**Given data**
# # # # #

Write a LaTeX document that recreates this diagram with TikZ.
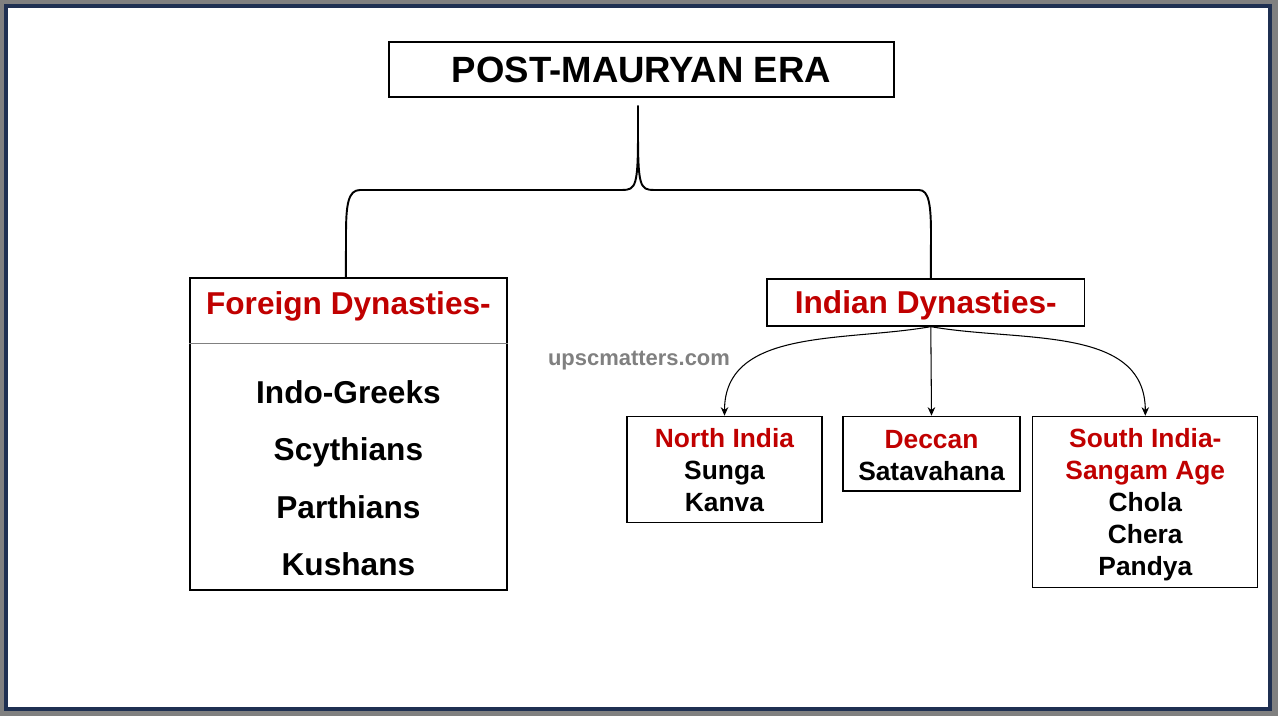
\documentclass[tikz,border=0pt]{standalone}
\usepackage{fontspec}
\setmainfont{Liberation Sans}
\usetikzlibrary{arrows.meta,calc}
\definecolor{headred}{RGB}{192,0,0}
\definecolor{framenavy}{RGB}{31,48,82}
\definecolor{framegray}{RGB}{128,128,128}
\tikzset{
    era box/.style = {
        draw,
        line width=0.75pt,
        minimum width=10.1cm,
        minimum height=1.1cm,
        font=\bfseries\fontsize{20.8}{25}\selectfont,
        },
    dyn box/.style = {
        draw,
        line width=0.75pt,
        inner sep=0pt,
        },
    dyn head/.style = {
        text=headred,
        font=\bfseries\fontsize{18}{22}\selectfont,
        },
    dyn item/.style = {
        anchor=base,
        font=\bfseries\fontsize{18}{22}\selectfont,
        },
    region box/.style = {
        draw,
        line width=0.75pt,
        align=center,
        anchor=north,
        inner sep=0pt,
        font=\bfseries\fontsize{15}{18.2}\selectfont,
        },
    site/.style = {
        anchor=base,
        text=framegray,
        font=\bfseries\fontsize{12.5}{15}\selectfont,
        },
    brace line/.style = {
        line width=1.1pt,
        },
    branch arrow/.style = {
        -{Stealth[length=1.7mm,width=1.5mm]},
        line width=0.6pt,
        },
}

\begin{document}
\begin{tikzpicture}[x=0.02cm,y=-0.02cm]
            \fill[framegray] (0,0) rectangle (1278,716);
            \draw[framenavy, line width=0.08cm, fill=white] (6.2,6.5) rectangle (1270,708.6);

            \node[era box] (era) at (641.5,69.5) {POST-MAURYAN ERA};

            \node[dyn box, minimum width=6.34cm, minimum height=6.24cm] (fbox) at (348.4,434) {};
            \node[dyn head, anchor=base] (fhead) at (348.4,315) {Foreign Dynasties-};
            \draw[framegray, line width=0.6pt] ($(fbox.north west)+(0,66)$) -- ($(fbox.north east)+(0,66)$);
            \foreach \dyn/\y [count=\i] in {Indo-Greeks/403, Scythians/460, Parthians/518, Kushans/575}
                \node[dyn item] (item\i) at (348.4,\y) {\dyn};

            \node[dyn box, dyn head, minimum width=6.35cm, minimum height=0.94cm,
                text height=13pt, text depth=0pt] (idyn) at (925.8,302.5) {Indian Dynasties-};
            \node[site] (site) at (639,365) {upscmatters.com};

            \node[region box, minimum width=3.9cm, minimum height=2.12cm] (north) at (724.5,415.7)
                {\rule{0pt}{12pt}\textcolor{headred}{North India}\\Sunga\\Kanva};
            \node[region box, minimum width=3.54cm, minimum height=1.49cm] (deccan) at (931.5,415.7)
                {\rule{0pt}{12pt}\textcolor{headred}{Deccan}\\Satavahana};
            \node[region box, minimum width=4.5cm, minimum height=3.42cm] (south) at (1145.3,415.7)
                {\rule{0pt}{14.3pt}\textcolor{headred}{South India-}\\\textcolor{headred}{Sangam Age}\\Chola\\Chera\\Pandya};

            \coordinate (stem) at ([xshift=-0.07cm,yshift=-0.16cm]era.south);
            \coordinate (isrc) at ([xshift=0.1cm]idyn.south);

            \draw[brace line] (stem) -- (638,132) .. controls (638,186) and (636,190) .. (622,190)
                -- (360,190) .. controls (348,190) and (346,205) .. (346,235) -- ([xshift=-0.05cm]fbox.north);
            \draw[brace line] (stem) -- (638,132) .. controls (638,186) and (640,190) .. (654,190)
                -- (919,190) .. controls (929,190) and (931,205) .. (931,235) -- (isrc |- idyn.north);

            \path[branch arrow] (isrc) edge[out=190, in=90] (north.north);
            \path[branch arrow] (isrc) edge (deccan.north);
            \path[branch arrow] (isrc) edge[out=-10, in=90] (south.north);
        \end{tikzpicture}
\end{document}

# # # # #

**Work to do**
Write out the full set of lines verbatim, without the pictures.

**Solved exercise**
Write a LaTeX document that recreates this diagram with TikZ.
\documentclass[tikz,border=0pt]{standalone}
\usepackage{fontspec}
\setmainfont{Liberation Sans}
\usetikzlibrary{arrows.meta,calc}
\definecolor{headred}{RGB}{192,0,0}
\definecolor{framenavy}{RGB}{31,48,82}
\definecolor{framegray}{RGB}{128,128,128}
\tikzset{
    era box/.style = {
        draw,
        line width=0.75pt,
        minimum width=10.1cm,
        minimum height=1.1cm,
        font=\bfseries\fontsize{20.8}{25}\selectfont,
        },
    dyn box/.style = {
        draw,
        line width=0.75pt,
        inner sep=0pt,
        },
    dyn head/.style = {
        text=headred,
        font=\bfseries\fontsize{18}{22}\selectfont,
        },
    dyn item/.style = {
        anchor=base,
        font=\bfseries\fontsize{18}{22}\selectfont,
        },
    region box/.style = {
        draw,
        line width=0.75pt,
        align=center,
        anchor=north,
        inner sep=0pt,
        font=\bfseries\fontsize{15}{18.2}\selectfont,
        },
    site/.style = {
        anchor=base,
        text=framegray,
        font=\bfseries\fontsize{12.5}{15}\selectfont,
        },
    brace line/.style = {
        line width=1.1pt,
        },
    branch arrow/.style = {
        -{Stealth[length=1.7mm,width=1.5mm]},
        line width=0.6pt,
        },
}

\begin{document}
\begin{tikzpicture}[x=0.02cm,y=-0.02cm]
            \fill[framegray] (0,0) rectangle (1278,716);
            \draw[framenavy, line width=0.08cm, fill=white] (6.2,6.5) rectangle (1270,708.6);

            \node[era box] (era) at (641.5,69.5) {POST-MAURYAN ERA};

            \node[dyn box, minimum width=6.34cm, minimum height=6.24cm] (fbox) at (348.4,434) {};
            \node[dyn head, anchor=base] (fhead) at (348.4,315) {Foreign Dynasties-};
            \draw[framegray, line width=0.6pt] ($(fbox.north west)+(0,66)$) -- ($(fbox.north east)+(0,66)$);
            \foreach \dyn/\y [count=\i] in {Indo-Greeks/403, Scythians/460, Parthians/518, Kushans/575}
                \node[dyn item] (item\i) at (348.4,\y) {\dyn};

            \node[dyn box, dyn head, minimum width=6.35cm, minimum height=0.94cm,
                text height=13pt, text depth=0pt] (idyn) at (925.8,302.5) {Indian Dynasties-};
            \node[site] (site) at (639,365) {upscmatters.com};

            \node[region box, minimum width=3.9cm, minimum height=2.12cm] (north) at (724.5,415.7)
                {\rule{0pt}{12pt}\textcolor{headred}{North India}\\Sunga\\Kanva};
            \node[region box, minimum width=3.54cm, minimum height=1.49cm] (deccan) at (931.5,415.7)
                {\rule{0pt}{12pt}\textcolor{headred}{Deccan}\\Satavahana};
            \node[region box, minimum width=4.5cm, minimum height=3.42cm] (south) at (1145.3,415.7)
                {\rule{0pt}{14.3pt}\textcolor{headred}{South India-}\\\textcolor{headred}{Sangam Age}\\Chola\\Chera\\Pandya};

            \coordinate (stem) at ([xshift=-0.07cm,yshift=-0.16cm]era.south);
            \coordinate (isrc) at ([xshift=0.1cm]idyn.south);

            \draw[brace line] (stem) -- (638,132) .. controls (638,186) and (636,190) .. (622,190)
                -- (360,190) .. controls (348,190) and (346,205) .. (346,235) -- ([xshift=-0.05cm]fbox.north);
            \draw[brace line] (stem) -- (638,132) .. controls (638,186) and (640,190) .. (654,190)
                -- (919,190) .. controls (929,190) and (931,205) .. (931,235) -- (isrc |- idyn.north);

            \path[branch arrow] (isrc) edge[out=190, in=90] (north.north);
            \path[branch arrow] (isrc) edge (deccan.north);
            \path[branch arrow] (isrc) edge[out=-10, in=90] (south.north);
        \end{tikzpicture}
\end{document}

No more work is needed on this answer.